“Anders couldn't get to the bank until just before it closed, so of course the line was
endless and he got stuck behind two women whose loud, stupid conversation put him in a murderous temper. He was never in the best of tempers anyway, Anders—a book critic known for the weary, elegant savagery with which he dispatched almost everything he reviewed.”
This is the opening paragraph to "Bullet in the Brain" and it provides key insight into Anders’s character. First, Wolff uses free indirect discourse, a literary device in which a character’s thoughts and feelings are conveyed despite being told by a third-person narrator, to highlight Anders’s rude and jaded thoughts as he judges the women in front of him. Wolff then tells the reader that Anders has a nasty temper which famously fuels his scathing book reviews. These examples combine to create an instant, honest, unflattering look at the story’s protagonist.
“Anders did not remember his wife, whom he had also loved before she exhausted him with her predictability, or his daughter, now a sullen professor of economics at Dartmouth.”

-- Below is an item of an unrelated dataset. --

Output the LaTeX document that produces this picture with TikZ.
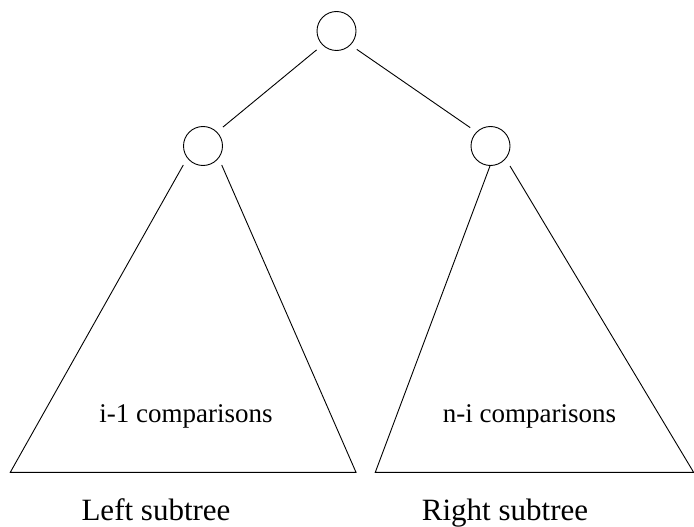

Here, the narrator mentions Anders’s family for the first and only time. Anders’s summation of his wife and daughter is brief, but highly revealing. He has clearly allowed his cynical nature to poison his relationship with his family; his initial interest turned to boredom the longer he spent in their presence. Wolff’s use of the word “now” to describe Anders’s daughter is additionally intriguing because it implies that his daughter used to be a happier, livelier person—just like Anders used to be.